In 1963 Kenya gained independence from the United Kingdom and Jomo Kenyatta, leader of the Kenya African National Union, became the first President. Kenyatta promoted a moderate and pro-western policy, carrying out important reforms that allowed the modernization and industrialization of the country. In 1978, after his death, Daniel Arap Moi was elected who, after a few years, began to persecute his opponents and introduced monopartism. Thanks also to the disorganization of the opposition forces, who could not find an agreement on their candidate, Moi was confirmed as president in the 1993 and 1997 elections. Only with the 2002 elections did the KANU party be defeated by the National Rainbow Coalition. As with the 2007 consultations, the presidential elections held in 2013 also took place in a climate of strong social tension.

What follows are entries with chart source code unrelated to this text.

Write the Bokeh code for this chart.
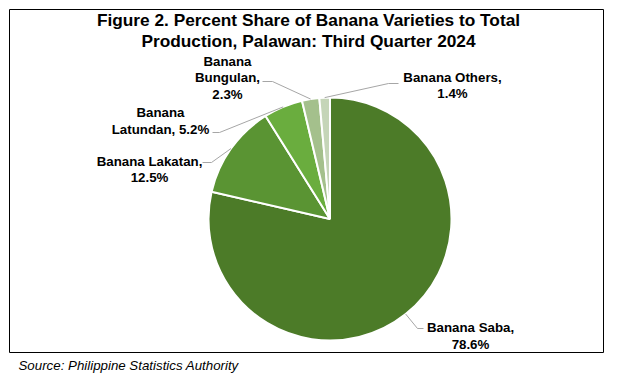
import math
from bokeh.plotting import figure
from bokeh.models import Range1d, ColumnDataSource
from bokeh.core.properties import value
from bokeh.embed import file_html
from bokeh.resources import INLINE

# ---- data ----
varieties = ["Banana Saba", "Banana Lakatan", "Banana Latundan", "Banana Bungulan", "Banana Others"]
shares = [78.6, 12.5, 5.2, 2.3, 1.4]
colors = ["#4C7B28", "#5A9433", "#6AAD3E", "#A4C08C", "#C5D5B8"]
label_templates = ["{n},\n{v}%", "{n},\n{v}%", "Banana\nLatundan, {v}%", "Banana\nBungulan,\n{v}%", "{n},\n{v}%"]
title_lines = ["Figure 2. Percent Share of Banana Varieties to Total",
               "Production, Palawan: Third Quarter 2024"]
source_text = "Source: Philippine Statistics Authority"

# ---- layout (screenshot pixel coordinates) ----
W, H = 611, 376
OFF = 0
def X(px): return px - OFF
def Y(py): return H + OFF - py

cx, cy, R = 329.5, 218.5, 121.5
label_pos = [(470, 335.5), (149, 169), (160, 120.5), (227, 77), (452, 85)]
leader_elbow = [(417, 328), (211, 162), (219, 132), (272, 81), (388, 83)]
leader_end = [(423, 328), (202, 162), (212, 132), (262, 81), (398, 83)]

p = figure(width=W, height=H, x_range=Range1d(0, W), y_range=Range1d(0, H),
           output_backend="svg", toolbar_location=None, min_border=0)
p.axis.visible = False
p.grid.visible = False
p.outline_line_color = None
p.background_fill_color = "white"
p.border_fill_color = "white"

# chart box
p.quad(left=[X(9)], right=[X(603)], top=[Y(9)], bottom=[Y(352)],
       fill_color=None, line_color="black", line_width=1)

# pie wedges (clockwise from 12 o'clock)
total = sum(shares)
starts, ends, mids = [], [], []
cum = 0.0
for s in shares:
    a0 = math.pi / 2 - 2 * math.pi * cum / total
    cum += s
    a1 = math.pi / 2 - 2 * math.pi * cum / total
    starts.append(a0); ends.append(a1); mids.append((a0 + a1) / 2)

src = ColumnDataSource(dict(x=[X(cx)] * len(shares), y=[Y(cy)] * len(shares),
                            start=starts, end=ends, color=colors, name=varieties, share=shares))
p.wedge(x="x", y="y", radius=R, radius_units="screen", start_angle="start", end_angle="end",
        direction="clock", fill_color="color", line_color="white", line_width=2, source=src)

# leader lines
for m, el, en in zip(mids, leader_elbow, leader_end):
    sx = cx + R * math.cos(m)
    sy = cy - R * math.sin(m)
    p.line([X(sx), X(el[0]), X(en[0])], [Y(sy), Y(el[1]), Y(en[1])],
           line_color="#A6A6A6", line_width=1)

# data labels
labels = [t.format(n=n, v=v) for t, n, v in zip(label_templates, varieties, shares)]
p.text(x=[X(a) for a, b in label_pos], y=[Y(b) for a, b in label_pos], text=labels,
       text_align="center", text_baseline="middle", text_font=value("Liberation Sans"),
       text_font_style="bold", text_font_size="13.3px", text_line_height=1.1,
       text_color="black")

# title
p.text(x=[X(308), X(308)], y=[Y(19.5), Y(40)], text=title_lines,
       text_align="center", text_baseline="middle", text_font=value("Liberation Sans"),
       text_font_style="bold", text_font_size="17.3px", text_color="black")

# source
p.text(x=[X(18)], y=[Y(365)], text=[source_text], text_align="left", text_baseline="middle",
       text_font=value("Liberation Sans"), text_font_style="italic", text_font_size="13.3px",
       text_color="black")

open("out.html", "w").write(file_html(p, INLINE))
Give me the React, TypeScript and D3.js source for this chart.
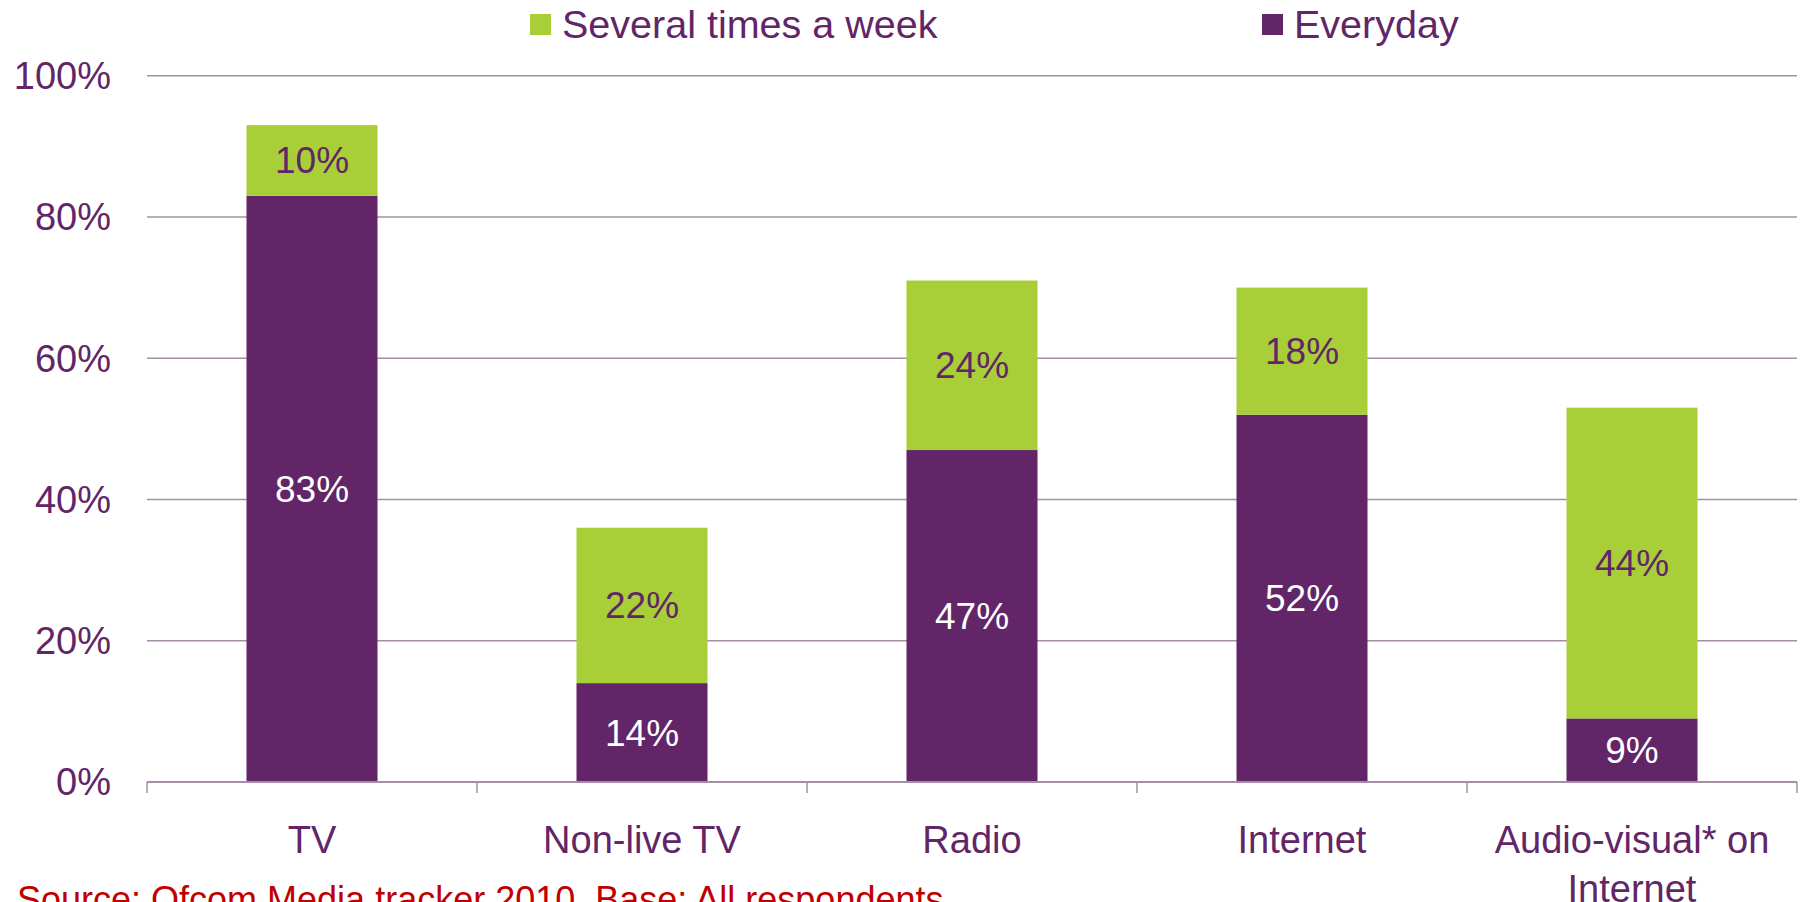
import React from "react";
import * as d3 from "d3";

const categories = ["TV", "Non-live TV", "Radio", "Internet", "Audio-visual* on Internet"];
const categoryLines = [["TV"], ["Non-live TV"], ["Radio"], ["Internet"], ["Audio-visual* on", "Internet"]];
const everyday = [83, 14, 47, 52, 9];
const severalTimes = [10, 22, 24, 18, 44];
const yTicks = [0, 20, 40, 60, 80, 100];
const seriesNames = ["Several times a week", "Everyday"];

const W = 1804;
const H = 902;
const left = 147;
const right = 1797;
const top = 75.7;
const bottom = 782;

const PURPLE = "#622567";
const GREEN = "#a9cf38";
const GRID = "#a48fa6";
const TEXT = "#622567";
const FONT = "'Liberation Sans', Arial, sans-serif";

export default function App() {
  const x = d3.scaleBand<string>().domain(categories).range([left, right]).padding(0);
  const y = d3.scaleLinear().domain([0, 100]).range([bottom, top]);
  const bw = x.bandwidth() * 0.397;

  return (
    <svg width={W} height={H} style={{ position: "absolute", left: 0, top: 0, background: "#fff" }} fontFamily={FONT}>
      {/* gridlines */}
      {yTicks.filter((t) => t > 0).map((t) => (
        <line key={t} x1={left} x2={right} y1={y(t)} y2={y(t)} stroke={GRID} strokeWidth={1.5} />
      ))}
      {/* bars */}
      {categories.map((c, i) => {
        const cx = (x(c) as number) + x.bandwidth() / 2;
        const e = everyday[i];
        const s = severalTimes[i];
        return (
          <g key={c}>
            <rect x={cx - bw / 2} y={y(e)} width={bw} height={y(0) - y(e)} fill={PURPLE} />
            <rect x={cx - bw / 2} y={y(e + s)} width={bw} height={y(e) - y(e + s)} fill={GREEN} />
            <text x={cx} y={(y(0) + y(e)) / 2} dy="0.35em" textAnchor="middle" fontSize={37} fill="#ffffff">{e}%</text>
            <text x={cx} y={(y(e) + y(e + s)) / 2} dy="0.35em" textAnchor="middle" fontSize={37} fill={TEXT}>{s}%</text>
          </g>
        );
      })}
      {/* axis line */}
      <line x1={left} x2={right} y1={y(0)} y2={y(0)} stroke={GRID} strokeWidth={2} />
      {categories.map((c, i) => (
        <line key={"t" + i} x1={x(c) as number} x2={x(c) as number} y1={y(0)} y2={y(0) + 11} stroke={GRID} strokeWidth={1.5} />
      ))}
      <line x1={right} x2={right} y1={y(0)} y2={y(0) + 11} stroke={GRID} strokeWidth={1.5} />
      {/* y labels */}
      {yTicks.map((t) => (
        <text key={"y" + t} x={111} y={y(t)} dy="0.35em" textAnchor="end" fontSize={38} fill={TEXT}>{t}%</text>
      ))}
      {/* x labels */}
      {categories.map((c, i) => {
        const cx = (x(c) as number) + x.bandwidth() / 2;
        return (
          <text key={"x" + i} x={cx} y={853} textAnchor="middle" fontSize={38} fill={TEXT}>
            {categoryLines[i].map((ln, j) => (
              <tspan key={j} x={cx} dy={j === 0 ? 0 : 49}>{ln}</tspan>
            ))}
          </text>
        );
      })}
      {/* legend */}
      <rect x={530} y={14} width={21} height={21} fill={GREEN} />
      <text x={562} y={37.5} fontSize={39.5} fill={TEXT}>{seriesNames[0]}</text>
      <rect x={1262} y={14} width={21} height={21} fill={PURPLE} />
      <text x={1294} y={37.5} fontSize={39.5} fill={TEXT}>{seriesNames[1]}</text>
      {/* source */}
      <text x={17} y={912} fontSize={36} fill="#c00000">Source: Ofcom Media tracker 2010. Base: All respondents</text>
    </svg>
  );
}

Kenya has plantation of tea, coffee, pyrethrum (of which it is the world’s largest exporter), sugar cane, fruit and flower, sheep breeding and small-scale processing industry. The economy, which is fundamentally based on agriculture and tourism, is currently growing even though about 50% of the population still lives below the minimum level of poverty. The country has indeed contradictory indices: if on the one hand the literacy rate between 15 and 24 years is very high and reaches 90%, on the other the life expectancy at birth is less than 60 years.

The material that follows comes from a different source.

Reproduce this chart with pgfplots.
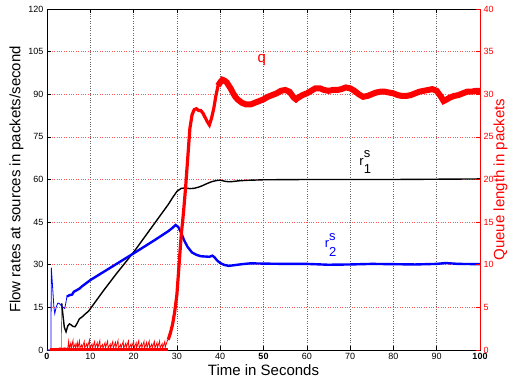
\documentclass[border=0pt]{standalone}
\usepackage{pgfplots}
\pgfplotsset{compat=1.18}
\usepackage{fontspec}
\setmainfont{Liberation Sans}
\newcommand{\rsub}[1]{r\rlap{\raisebox{0.55em}{s}}\raisebox{-0.68em}{#1}}
\begin{document}
\begin{tikzpicture}
\path[use as bounding box] (-47pt,-35pt) rectangle (461pt,350pt);
\begin{axis}[
  scale only axis, width=433pt, height=341pt,
  at={(0pt,0pt)}, anchor=south west,
  xmin=0, xmax=100, ymin=0, ymax=120,
  xtick={0,10,...,100}, ytick={0,15,...,120},
  xticklabels={\textbf{0},10,20,30,40,\textbf{50},60,70,80,90,\textbf{100}},
  ytick pos=left,
  tick align=inside, major tick length=4pt,
  tick style={black, line width=0.5pt},
  axis line style={black, line width=0.8pt},
  xmajorgrids, ymajorgrids,
  x grid style={dotted, black!60, line width=0.5pt},
  y grid style={dotted, red!65, line width=0.5pt},
  /pgf/number format/assume math mode=true,
  tick label style={font=\fontsize{9}{10}\selectfont},
  xlabel={Time in Seconds},
  ylabel={Flow rates at sources in packets/second},
  label style={font=\fontsize{15}{16}\selectfont},
  xlabel style={yshift=2pt},
  ylabel style={yshift=-2pt},
]
% r1 (black)
\addplot[black!60, line width=0.6pt] coordinates {(0,0)(3.3,0)(3.4,16.4)};
\addplot[black, line width=1.4pt] coordinates {
(3.4,16.4)(3.7,12)(4.0,8)(4.4,6.4)(4.8,8.5)(5.2,9.2)(5.6,8.8)(6.0,8.3)(6.5,8.2)(7.0,9.5)(7.5,11)(8.0,11.5)(8.5,12.2)(9.0,12.9)(9.5,13.5)(10,14.5)(11,16.6)(12,18.7)(13,20.8)(14,22.8)(15,24.8)(16,26.8)(17,28.7)(18,30.6)(19,32.5)(20,34.4)(21,36.5)(22,38.6)(23,40.7)(24,42.8)(25,44.9)(26,47)(27,49.1)(28,51.2)(29,53.6)(30,55.8)(31,56.9)(32,57)(33,56.8)(34,56.9)(35,57.3)(36,57.9)(37,58.6)(38,59.2)(39,59.6)(40,59.8)(41,59.4)(42,59.2)(43,59.3)(44,59.5)(46,59.7)(48,59.8)(50,59.9)(60,60)(70,60)(80,60)(90,60.1)(100,60.2)
};
% r2 (blue) start thin
\addplot[blue, line width=0.8pt] coordinates {
(0,0)(0.9,0)(1.0,29)(1.3,22)(1.6,15)(1.8,12.8)(2.1,15)(2.5,16.5)(2.9,16.3)(3.3,15.6)(3.7,15)(4.1,14.6)(4.4,17)(4.6,18.8)(5.2,19.3)
};
\addplot[blue, line width=2.4pt] coordinates {
(4.6,18.8)(5.2,19.3)(5.8,19.5)(6.2,20.5)(6.8,21)(7.5,21.6)(8,22.3)(10,24.6)(15,29.3)(20,34)(25,38.8)(28,41.8)(29,43)(29.7,44)(30.3,43.3)(31,41.2)(31.7,38.5)(32.5,36.2)(33.5,34.3)(34.5,33.5)(35.5,33)(36.5,32.9)(37.5,32.8)(38.2,33.2)(38.7,32.6)(39.3,31.5)(40,30.6)(41,29.9)(42,29.6)(43,29.8)(45,30.2)(47,30.5)(50,30.4)(55,30.3)(60,30.3)(65,30)(70,30.1)(75,30.3)(80,30.2)(85,30.1)(90,30.3)(92,30.6)(95,30.3)(100,30.2)
};
\node[red, font=\fontsize{15}{16}\selectfont] at (axis cs:49.6,102) {q};
\node[black, font=\fontsize{13}{14}\selectfont] at (axis cs:73.5,66) {\rsub{1}};
\node[blue, font=\fontsize{13}{14}\selectfont] at (axis cs:65.5,37) {\rsub{2}};
\end{axis}
\begin{axis}[
  scale only axis, width=433pt, height=341pt,
  at={(0pt,0pt)}, anchor=south west,
  xmin=0, xmax=100, ymin=0, ymax=40,
  axis x line=none, axis y line*=right,
  ytick={0,5,...,40},
  tick align=inside, major tick length=4pt,
  ytick style={red, line width=0.5pt},
  y axis line style={red, line width=0.8pt},
  yticklabel style={red},
  /pgf/number format/assume math mode=true,
  tick label style={font=\fontsize{9}{10}\selectfont},
  ylabel={Queue length in packets},
  ylabel style={red, font=\fontsize{15}{16}\selectfont, yshift=7pt},
]
% q early base and spikes
\addplot[red, line width=3pt] coordinates {(0.8,0.1)(28,0.1)};
\addplot[red, line width=0.8pt] coordinates {
(0.8,0)(1.0,0.15)(1.5,0.1)(2.0,0.2)(2.5,0.15)(3.0,0.25)(3.5,0.2)(4.0,0.25)(4.5,0.2)(4.8,0.2)(5.0,1.0)(5.15,0.2)(5.5,0.8)(5.6,0.2)(6.0,1.1)(6.1,0.25)(6.5,0.7)(6.6,0.2)(7.0,0.9)(7.1,0.2)(7.5,1.05)(7.6,0.25)(8.0,0.6)(8.1,0.2)(8.6,1.0)(8.7,0.25)(9.2,0.75)(9.3,0.2)(9.8,1.15)(9.9,0.25)(10.4,0.7)(10.5,0.2)(11.0,1.0)(11.1,0.25)(11.6,0.85)(11.7,0.2)(12.2,1.1)(12.3,0.25)(12.8,0.65)(12.9,0.2)(13.4,0.85)(13.5,0.25)(14.0,1.05)(14.1,0.2)(14.6,0.7)(14.7,0.25)(15.2,1.0)(15.3,0.2)(15.8,0.9)(15.9,0.25)(16.4,1.1)(16.5,0.2)(17.0,0.65)(17.1,0.25)(17.6,1.0)(17.7,0.2)(18.2,0.8)(18.3,0.25)(18.8,1.05)(18.9,0.2)(19.4,0.7)(19.5,0.25)(20.0,1.0)(20.1,0.2)(20.6,0.85)(20.7,0.25)(21.2,1.1)(21.3,0.2)(21.8,0.75)(21.9,0.25)(22.4,1.0)(22.5,0.2)(23.0,0.9)(23.1,0.25)(23.6,1.05)(23.7,0.2)(24.2,0.7)(24.3,0.25)(24.8,1.0)(24.9,0.2)(25.4,0.85)(25.5,0.25)(26.0,1.05)(26.1,0.2)(26.6,0.75)(26.7,0.25)(27.2,1.0)(27.3,0.3)(27.8,1.1)(28.0,1.2)
};
% q rise and steady
\addplot[red, line width=3.2pt] coordinates {
(28,1.2)(28.5,2)(29,3)(29.5,4.5)(30,6.5)(30.5,10)(31,13.5)(31.5,16)(32,19)(32.5,22.5)(33,26)(33.5,27.6)(34,28.2)(34.5,28.3)(35,28.1)(35.5,28.1)(36,27.8)(36.5,27.3)(37,26.8)(37.5,26.4)(38,27.2)(38.5,28.3)(39,29.8)(39.5,31)(40,31.4)(40.5,31.7)(41,31.6)(41.5,31.4)(42,31)(42.5,30.6)(43,30.1)
};
\addplot[red, line width=6pt] coordinates {
(39.5,31)(40,31.4)(40.5,31.7)(41,31.6)(41.5,31.4)(42,31)(42.5,30.6)(43,30.1)(43.5,29.7)(44,29.4)(45,29)(46,28.8)(47,28.8)(48,29)(49,29.2)(50,29.4)(51,29.7)(52,29.9)(53,30.1)(54,30.4)(55,30.5)(56,30.3)(57,29.6)(57.5,29.4)(58,29.6)(59,29.9)(60,30.1)(61,30.4)(62,30.7)(63,30.7)(64,30.5)(65,30.4)(66,30.5)(67,30.5)(68,30.6)(69,30.8)(70,30.7)(71,30.4)(72,30.0)(73,29.7)(74,29.8)(75,30.0)(76,30.2)(77,30.3)(78,30.3)(79,30.2)(80,30.1)(81,29.9)(82,29.8)(83,29.8)(84,29.9)(85,30.1)(86,30.3)(87,30.4)(88,30.5)(89,30.6)(90,30.4)(91,29.7)(91.6,29.2)(92,29.3)(93,29.6)(94,29.8)(95,29.9)(96,30.1)(97,30.3)(98,30.3)(99,30.4)(100,30.4)
};
\end{axis}
\end{tikzpicture}
\end{document}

In 2010 Mani Tese came into contact with the Kenyan headquarters of NECOFA (Network for Eco-farming in Africa), registered in the country as a local and operational organization in the counties of Nakuru and Baringo together with the Slow Food Foundation for Biodiversity. NECOFA is interested in developing new interventions, in particular in the Mau forest area and with the involvement of the local Ogiek ethnic group. After a series of meetings on site and also in Italy with the coordinator of NECOFA, the collaboration between Mani Tese and NECOFA begins, which continues today. Since 2011, Mani Tese has been officially registered in Kenya.

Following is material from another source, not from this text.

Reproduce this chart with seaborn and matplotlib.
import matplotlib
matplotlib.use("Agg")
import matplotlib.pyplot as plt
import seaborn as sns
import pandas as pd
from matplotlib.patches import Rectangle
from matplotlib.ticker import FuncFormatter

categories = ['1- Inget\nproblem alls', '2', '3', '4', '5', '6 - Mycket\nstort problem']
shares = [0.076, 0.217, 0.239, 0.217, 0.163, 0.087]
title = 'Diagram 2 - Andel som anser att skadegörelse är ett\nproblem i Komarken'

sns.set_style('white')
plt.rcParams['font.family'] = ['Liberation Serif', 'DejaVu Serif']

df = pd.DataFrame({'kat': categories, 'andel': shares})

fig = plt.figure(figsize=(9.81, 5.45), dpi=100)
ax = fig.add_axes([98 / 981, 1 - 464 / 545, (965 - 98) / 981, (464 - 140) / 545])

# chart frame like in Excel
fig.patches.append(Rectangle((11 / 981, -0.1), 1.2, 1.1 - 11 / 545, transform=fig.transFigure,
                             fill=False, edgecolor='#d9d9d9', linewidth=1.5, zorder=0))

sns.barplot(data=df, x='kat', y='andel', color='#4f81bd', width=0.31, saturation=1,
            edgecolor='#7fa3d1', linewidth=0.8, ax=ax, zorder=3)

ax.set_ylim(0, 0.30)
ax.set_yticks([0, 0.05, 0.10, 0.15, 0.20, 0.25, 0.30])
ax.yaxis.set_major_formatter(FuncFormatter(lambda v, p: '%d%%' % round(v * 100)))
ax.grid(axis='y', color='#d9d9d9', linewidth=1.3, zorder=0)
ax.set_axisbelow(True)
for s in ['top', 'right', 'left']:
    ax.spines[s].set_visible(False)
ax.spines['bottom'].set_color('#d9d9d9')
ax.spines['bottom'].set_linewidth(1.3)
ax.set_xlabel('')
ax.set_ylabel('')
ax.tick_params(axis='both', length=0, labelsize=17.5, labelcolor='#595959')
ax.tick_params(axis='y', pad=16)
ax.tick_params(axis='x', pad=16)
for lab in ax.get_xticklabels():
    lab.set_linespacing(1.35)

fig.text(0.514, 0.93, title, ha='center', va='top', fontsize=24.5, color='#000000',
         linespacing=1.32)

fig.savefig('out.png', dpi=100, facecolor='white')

The main sector of intervention of Mani Tese in Kenya is the environmental one which develops in the forest of Mau and provides protection and conservation actions, with the responsible participation of the communities that inhabit it, and reforestation, through the use of nurseries, autochthonous plants and others for cutting – to reduce at the same time the consumption of wood in domestic uses. The environmental sector also includes the issue of energy which is addressed by promoting and developing the use of renewable and sustainable systems in the context of intervention (in particular biogas and solar).
The areas of intervention previously described are supported by sustainable tourism on which theme a project was carried out with the involvement of a local travel agency, Terra Madre tours and travel, which in the meantime was created thanks to the support of NECOFA.